Updated: Feb 5, 2021


So, the cardboard ended up at your door and then you took it to be recycled. But, what does recycling actually mean in Hawaii County? Where does the cardboard go when you're done with it? For Hawaii Island, most cardboard that goes to a county transfer station is sold to recyclers in Asia (at the time of writing, Taiwan). This is fairly common practice. Operation National Sword tells a story of China's decision to stop buying waste and recyclables from the West and the ripple effect it's still having on nations accustomed to shipping away their waste. So, when you put that box into the great, big brown bin, it stays there until a truck comes to pick it up. It's be hauled across the island, likely to Kona or Hilo, where it's compressed into a giant cube known as a bale of cardboard. On one sweaty afternoon, hundreds of bales are stacked into empty shipping containers. Then it's sold and hauled to the harbor where it's loaded back onto one of the thousands of cargo ships sailing across the Pacific Ocean and sent to Asia. When it lands - after 4,000-5,000 miles at sea - it's unloaded from a ship into a port. And then, it's not really clear what happens although Taiwan seems to have a world class recycling system. Nor is it clear that it all actually goes to Taiwan. It's very possible that it's bought by a company with an office in Taiwan then shipped to somewhere with less regulation like Malaysia. The point is it's very hard to tell. To put it in perspective, it'll cost you anywhere from $900-2,000 plus a passport, a COVID test, and at least a few months of planning to make a trip to Taiwan if you ever decide to go.

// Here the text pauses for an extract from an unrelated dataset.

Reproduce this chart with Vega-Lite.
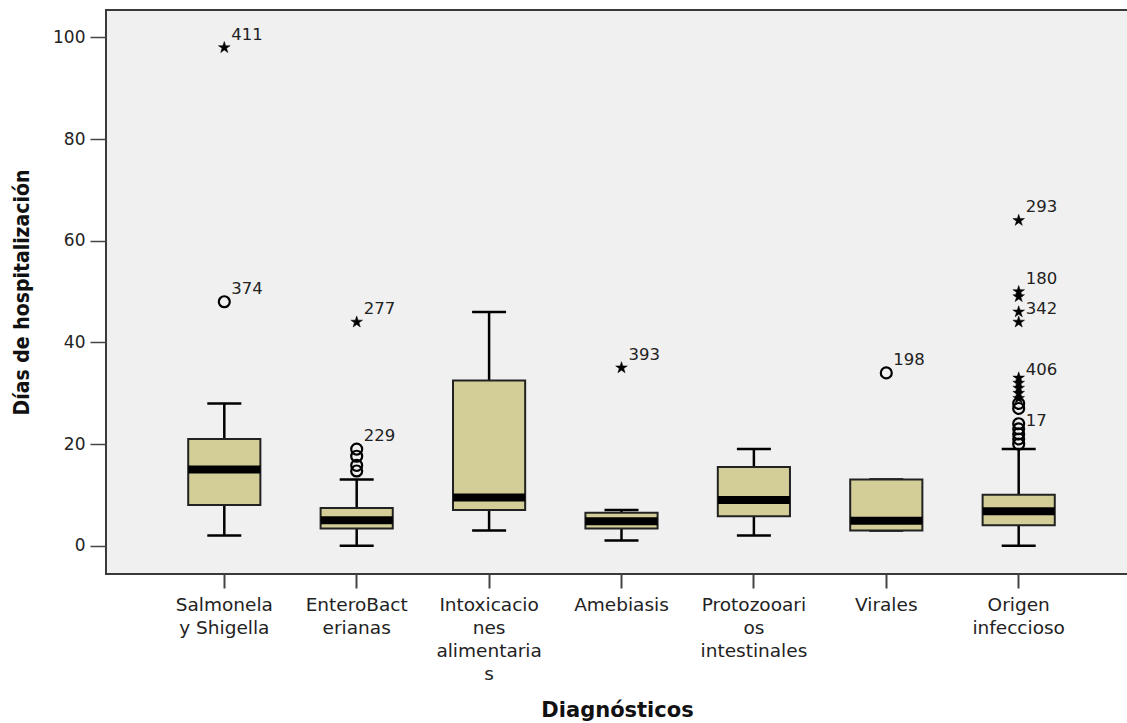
{
  "$schema": "https://vega.github.io/schema/vega-lite/v6.json",
  "width": 1040,
  "height": 564,
  "autosize": "none",
  "padding": {"left": 106, "top": 10, "right": 0, "bottom": 149},
  "background": "white",
  "config": {
    "view": {"fill": "#f0f0f0", "stroke": "#3a3a3a", "strokeWidth": 2},
    "font": "DejaVu Sans"
  },
  "datasets": {
    "boxes": [
      {"diag": "Salmonela y Shigella", "min": 2, "q1": 8, "median": 15, "q3": 21, "max": 28},
      {"diag": "EnteroBacterianas", "min": 0, "q1": 3.4, "median": 5, "q3": 7.4, "max": 13},
      {"diag": "Intoxicaciones alimentarias", "min": 3, "q1": 7, "median": 9.5, "q3": 32.5, "max": 46},
      {"diag": "Amebiasis", "min": 1, "q1": 3.4, "median": 4.8, "q3": 6.5, "max": 7},
      {"diag": "Protozooarios intestinales", "min": 2, "q1": 5.8, "median": 9, "q3": 15.5, "max": 19},
      {"diag": "Virales", "min": 3, "q1": 3, "median": 4.9, "q3": 13, "max": 13},
      {"diag": "Origen infeccioso", "min": 0, "q1": 4, "median": 6.8, "q3": 10, "max": 19}
    ],
    "outliers": [
      {"diag": "Salmonela y Shigella", "value": 98, "kind": "extreme", "label": "411"},
      {"diag": "Salmonela y Shigella", "value": 48, "kind": "outlier", "label": "374"},
      {"diag": "EnteroBacterianas", "value": 44, "kind": "extreme", "label": "277"},
      {"diag": "EnteroBacterianas", "value": 19, "kind": "outlier", "label": "229"},
      {"diag": "EnteroBacterianas", "value": 17.6, "kind": "outlier", "label": ""},
      {"diag": "EnteroBacterianas", "value": 15.8, "kind": "outlier", "label": ""},
      {"diag": "EnteroBacterianas", "value": 14.7, "kind": "outlier", "label": ""},
      {"diag": "Amebiasis", "value": 35, "kind": "extreme", "label": "393"},
      {"diag": "Virales", "value": 34, "kind": "outlier", "label": "198"},
      {"diag": "Origen infeccioso", "value": 64, "kind": "extreme", "label": "293"},
      {"diag": "Origen infeccioso", "value": 50, "kind": "extreme", "label": "180"},
      {"diag": "Origen infeccioso", "value": 49, "kind": "extreme", "label": ""},
      {"diag": "Origen infeccioso", "value": 46, "kind": "extreme", "label": ""},
      {"diag": "Origen infeccioso", "value": 44, "kind": "extreme", "label": "342"},
      {"diag": "Origen infeccioso", "value": 33, "kind": "extreme", "label": ""},
      {"diag": "Origen infeccioso", "value": 32, "kind": "extreme", "label": "406"},
      {"diag": "Origen infeccioso", "value": 31, "kind": "extreme", "label": ""},
      {"diag": "Origen infeccioso", "value": 30, "kind": "extreme", "label": ""},
      {"diag": "Origen infeccioso", "value": 29, "kind": "extreme", "label": ""},
      {"diag": "Origen infeccioso", "value": 28, "kind": "outlier", "label": ""},
      {"diag": "Origen infeccioso", "value": 27, "kind": "outlier", "label": ""},
      {"diag": "Origen infeccioso", "value": 24, "kind": "outlier", "label": ""},
      {"diag": "Origen infeccioso", "value": 23, "kind": "outlier", "label": ""},
      {"diag": "Origen infeccioso", "value": 22, "kind": "outlier", "label": "17"},
      {"diag": "Origen infeccioso", "value": 21, "kind": "outlier", "label": ""},
      {"diag": "Origen infeccioso", "value": 20, "kind": "outlier", "label": ""}
    ]
  },
  "encoding": {
    "x": {
      "field": "diag",
      "type": "nominal",
      "sort": null,
      "scale": {
        "domain": ["Salmonela y Shigella", "EnteroBacterianas", "Intoxicaciones alimentarias", "Amebiasis", "Protozooarios intestinales", "Virales", "Origen infeccioso"],
        "paddingInner": 0.455,
        "paddingOuter": 0.655,
        "align": 0.474
      },
      "axis": {
        "title": "Diagnósticos",
        "titleFont": "DejaVu Sans",
        "titleFontSize": 21,
        "titleFontWeight": "bold",
        "titleColor": "#111",
        "titlePadding": 17,
        "titleX": 511,
        "domain": false,
        "ticks": true,
        "tickSize": 14,
        "tickWidth": 2,
        "tickColor": "#444",
        "labelFont": "DejaVu Sans",
        "labelFontSize": 18.5,
        "labelColor": "#222",
        "labelAngle": 0,
        "labelPadding": 7,
        "labelLineHeight": 23,
        "labelBaseline": "top",
        "labelLimit": 0,
        "labelExpr": "datum.value == 'Salmonela y Shigella' ? ['Salmonela', 'y Shigella'] : datum.value == 'EnteroBacterianas' ? ['EnteroBact', 'erianas'] : datum.value == 'Intoxicaciones alimentarias' ? ['Intoxicacio', 'nes', 'alimentaria', 's'] : datum.value == 'Protozooarios intestinales' ? ['Protozooari', 'os', 'intestinales'] : datum.value == 'Origen infeccioso' ? ['Origen', 'infeccioso'] : datum.value"
      }
    }
  },
  "layer": [
    {
      "data": {"name": "boxes"},
      "mark": {"type": "rule", "color": "#000", "strokeWidth": 2.5, "opacity": 1},
      "encoding": {
        "y": {
          "field": "min",
          "type": "quantitative",
          "scale": {"domain": [-5.57, 105.4], "nice": false, "zero": false},
          "axis": {
            "title": "Días de hospitalización",
            "titleFont": "DejaVu Sans Condensed, Liberation Sans Narrow, DejaVu Sans",
            "titleFontSize": 21,
            "titleFontWeight": "bold",
            "titleColor": "#111",
            "titlePadding": 20,
            "values": [0, 20, 40, 60, 80, 100],
            "domain": false,
            "grid": false,
            "tickSize": 16,
            "tickWidth": 1.5,
            "tickColor": "#444",
            "labelFont": "DejaVu Sans",
            "labelFontSize": 17,
            "labelColor": "#222",
            "labelPadding": 5
          }
        },
        "y2": {"field": "max"}
      }
    },
    {
      "data": {"name": "boxes"},
      "mark": {"type": "tick", "orient": "horizontal", "color": "#000", "size": 34, "thickness": 2.5, "opacity": 1},
      "encoding": {"y": {"field": "min", "type": "quantitative"}}
    },
    {
      "data": {"name": "boxes"},
      "mark": {"type": "tick", "orient": "horizontal", "color": "#000", "size": 34, "thickness": 2.5, "opacity": 1},
      "encoding": {"y": {"field": "max", "type": "quantitative"}}
    },
    {
      "data": {"name": "boxes"},
      "mark": {"type": "bar", "fill": "#d3ce98", "stroke": "#222", "strokeWidth": 2, "opacity": 1},
      "encoding": {
        "y": {"field": "q1", "type": "quantitative"},
        "y2": {"field": "q3"}
      }
    },
    {
      "data": {"name": "boxes"},
      "mark": {"type": "tick", "orient": "horizontal", "color": "#000", "size": 72, "thickness": 8, "opacity": 1},
      "encoding": {"y": {"field": "median", "type": "quantitative"}}
    },
    {
      "data": {"name": "outliers"},
      "transform": [{"filter": "datum.kind == 'outlier'"}],
      "mark": {"type": "point", "shape": "circle", "filled": false, "stroke": "#000", "strokeWidth": 2.2, "size": 120, "opacity": 1},
      "encoding": {"y": {"field": "value", "type": "quantitative"}}
    },
    {
      "data": {"name": "outliers"},
      "transform": [{"filter": "datum.kind == 'extreme'"}],
      "mark": {"type": "point", "shape": "M0,-1L0.224,-0.309L0.951,-0.309L0.363,0.118L0.588,0.809L0,0.382L-0.588,0.809L-0.363,0.118L-0.951,-0.309L-0.224,-0.309Z", "filled": true, "fill": "#000", "stroke": "#000", "strokeWidth": 0.5, "size": 150, "opacity": 1},
      "encoding": {"y": {"field": "value", "type": "quantitative"}}
    },
    {
      "data": {"name": "outliers"},
      "transform": [{"filter": "datum.label != ''"}],
      "mark": {"type": "text", "align": "left", "baseline": "alphabetic", "dx": 7, "dy": -8, "font": "DejaVu Sans", "fontSize": 16.5, "color": "#222"},
      "encoding": {
        "y": {"field": "value", "type": "quantitative"},
        "text": {"field": "label"}
      }
    }
  ]
}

Your recycled boxes make a similar journey, every other week. That's only the cardboard we know about from the County's records. It doesn't account for what goes into landfill or is collected and sold by private recycling companies which are able to buy and sell with various recycling brokers. How do you tell where the rest of it really goes? It's easier to tell where the cardboard comes from then to tell where it actually goes. Despite being a globally traded commodity, our collective understanding of the system which both produces and recycles cardboard is limited. Perhaps, it is both our lack of data and how far away it is from our conscious. All that being said, it's certainly easier to understand what can happen to it if it stays here.